I stuck the dataset in the clingen-dev clinvar-streams-dev bucket for now. feel free to move it.

larrybabb commented 2 years ago

@theferrit32 should this be in "review" or "in progress"? We should agree on what this ticket is about so we can determine if I'm reviewing that you have updated the testing pipeline you are working with or if you are reviewing that the test data set I gave you is "error-free" and useful to being implementing into the test workflow. Let me know your thoughts on which way this ticket should go. Feel free to modify it's status or description so we can track it properly.

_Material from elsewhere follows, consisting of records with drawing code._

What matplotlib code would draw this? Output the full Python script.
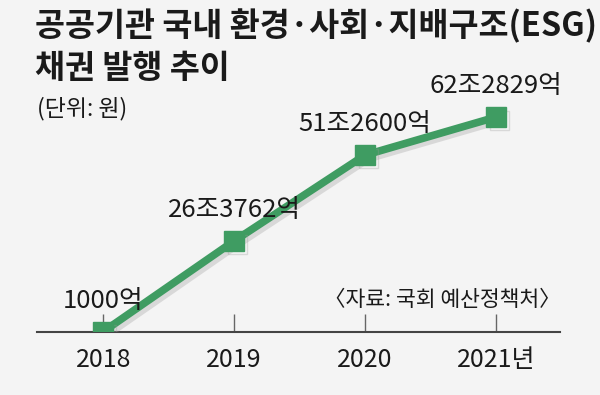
import matplotlib
matplotlib.use('Agg')
from matplotlib import pyplot as plt
import matplotlib.patheffects as pe

plt.rcParams['font.family'] = ['Noto Sans CJK KR', 'DejaVu Sans']

years = [2018, 2019, 2020, 2021]
year_labels = ['2018', '2019', '2020', '2021년']
values = [0.1, 26.3762, 51.26, 62.2829]  # 조 원
value_labels = ['1000억', '26조3762억', '51조2600억', '62조2829억']

green = '#3f9c62'
bg = '#f4f4f4'

fig = plt.figure(figsize=(6, 3.95), dpi=100, facecolor=bg)
ax = fig.add_axes([0.062, 0.1595, 0.871, 0.655])
ax.set_facecolor(bg)

x = list(range(len(years)))
ax.plot(x, values, color=green, lw=5.5, marker='s', markersize=14, zorder=3,
        path_effects=[pe.SimpleLineShadow(offset=(2.5, -2.5), shadow_color='#999999', alpha=0.3),
                      pe.Normal()])

for xi, v, lab in zip(x, values, value_labels):
    ax.annotate(lab, (xi, v), xytext=(0, 13), textcoords='offset points',
                ha='center', va='bottom', fontsize=18.5, color='#1a1a1a', zorder=4)

ax.set_xlim(-0.504, 3.489)
ax.set_ylim(0, 75)

for s in ['top', 'right', 'left']:
    ax.spines[s].set_visible(False)
ax.spines['bottom'].set_color('#444444')
ax.spines['bottom'].set_linewidth(1.5)
ax.set_yticks([])
ax.set_xticks(x)
ax.set_xticklabels(year_labels, fontsize=18, color='#1a1a1a')
ax.tick_params(axis='x', direction='in', length=13, width=1, color='#666666', pad=11)

fig.text(0.058, 0.978, '공공기관 국내 환경·사회·지배구조(ESG)', fontsize=23.5, fontweight='bold',
         ha='left', va='top', color='#1a1a1a')
fig.text(0.058, 0.868, '채권 발행 추이', fontsize=23.5, fontweight='bold',
         ha='left', va='top', color='#1a1a1a')
fig.text(0.062, 0.755, '(단위: 원)', fontsize=16.5, ha='left', va='top', color='#1a1a1a')
fig.text(0.935, 0.213, '〈자료: 국회 예산정책처〉', fontsize=15.5, ha='right', va='bottom', color='#1a1a1a')

fig.savefig('out.png', dpi=100, facecolor=bg)
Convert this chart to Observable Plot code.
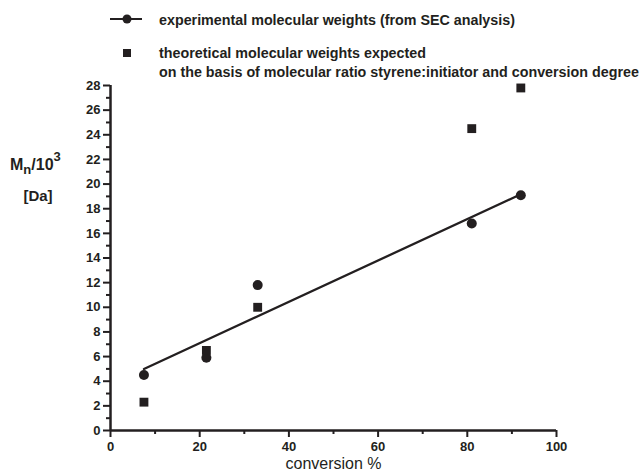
<!DOCTYPE html>
<html><head><meta charset="utf-8">
<script src="https://cdn.jsdelivr.net/npm/d3@7"></script>
<script src="https://cdn.jsdelivr.net/npm/@observablehq/plot@0.6"></script>
<style>
body{margin:0;background:#fff;}
#wrap{position:relative;width:641px;height:476px;overflow:hidden;}
#overlay{position:absolute;left:0;top:0;pointer-events:none;font-family:"Liberation Sans",Arial,sans-serif;font-weight:bold;}
</style></head>
<body>
<div id="wrap">
<div id="chart"></div>
<svg id="overlay" width="641" height="476">
  <line x1="110" y1="19" x2="142" y2="19" stroke="#231f20" stroke-width="2"/>
  <circle cx="127" cy="19" r="4.5" fill="#231f20"/>
  <text x="159" y="24.5" font-size="14.3" fill="#231f20">experimental molecular weights (from SEC analysis)</text>
  <rect x="123" y="49" width="8" height="8" fill="#231f20"/>
  <text x="159" y="58" font-size="14.3" fill="#231f20">theoretical molecular weights expected</text>
  <text x="159" y="77" font-size="14.3" fill="#231f20">on the basis of molecular ratio styrene:initiator and conversion degree</text>
  <text x="10" y="170" font-size="16" fill="#231f20">M<tspan font-size="13" dy="4">n</tspan><tspan dy="-4">/10</tspan><tspan font-size="13" dy="-9">3</tspan></text>
  <text x="38" y="201" font-size="15" text-anchor="middle" fill="#231f20">[Da]</text>
</svg>
</div>
<script>
const conversion = [7.5, 21.5, 33, 81, 92];
const experimental = [4.5, 5.9, 11.8, 16.8, 19.1];
const theoretical = [2.3, 6.5, 10.0, 24.5, 27.8];
const xMajor = [0, 20, 40, 60, 80, 100];
const xMinor = [10, 30, 50, 70, 90];
const yMajor = [0, 2, 4, 6, 8, 10, 12, 14, 16, 18, 20, 22, 24, 26, 28];
const yMinor = [1, 3, 5, 7, 9, 11, 13, 15, 17, 19, 21, 23, 25, 27];

const exp = conversion.map((c, i) => ({x: c, y: experimental[i]}));
const theo = conversion.map((c, i) => ({x: c, y: theoretical[i]}));
const ink = "#231f20";

const chart = Plot.plot({
  width: 641,
  height: 476,
  marginLeft: 110,
  marginRight: 85,
  marginTop: 85,
  marginBottom: 46,
  x: {domain: [0, 100]},
  y: {domain: [0, 28]},
  style: "font-family:'Liberation Sans',Arial,sans-serif;font-size:13px;font-weight:bold;color:#231f20;background:transparent;",
  marks: [
    Plot.axisX({ticks: xMinor, tickSize: 4, strokeWidth: 2, tickFormat: () => "", label: null, stroke: ink}),
    Plot.axisX({ticks: xMajor, tickSize: 7, strokeWidth: 2, tickPadding: 4, label: null, stroke: ink, fill: ink, fontSize: 13, fontWeight: "bold"}),
    Plot.axisY({ticks: yMinor, tickSize: 4, strokeWidth: 2, tickFormat: () => "", label: null, stroke: ink}),
    Plot.axisY({ticks: yMajor, tickSize: 7, strokeWidth: 2, tickPadding: 3, label: null, stroke: ink, fill: ink, fontSize: 13, fontWeight: "bold"}),
    Plot.ruleX([0], {stroke: ink, strokeWidth: 2.5}),
    Plot.ruleY([0], {stroke: ink, strokeWidth: 2.5}),
    Plot.linearRegressionY(exp, {x: "x", y: "y", ci: 0, stroke: ink, strokeWidth: 2.3}),
    Plot.dot(exp, {x: "x", y: "y", r: 5, fill: ink, stroke: "none"}),
    Plot.dot(theo, {x: "x", y: "y", symbol: "square", r: 5, fill: ink, stroke: "none"}),
    Plot.text(["conversion %"], {frameAnchor: "bottom", dy: 38, fontSize: 16, fontWeight: "normal", fill: ink})
  ]
});
document.getElementById("chart").appendChild(chart);
</script>
</body></html>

theferrit32 commented 2 years ago

@larrybabb this should be in progress, I am working on it now

theferrit32 commented 2 years ago

New test data set is mostly loaded. There is a bug discovered in my upload function which makes it only upload part of the sequence of releases, stopping early. This needs to be fixed (which is in progress) but there is enough data now to get CNV variations downstream into the variation transformer.

theferrit32 commented 2 years ago

There was a bug in this function that made it miss some timestamp directories. https://github.com/clingen-data-model/clinvar-streams/blob/e78e38ae00afcf7c784f1fc397aca83947c57e6e/test/clinvar_raw/generate_local_topic.clj#L78-L92

The new clinvar-raw test stream has been loaded to clinvar-raw-testdata_20220523. There are 147410 messages.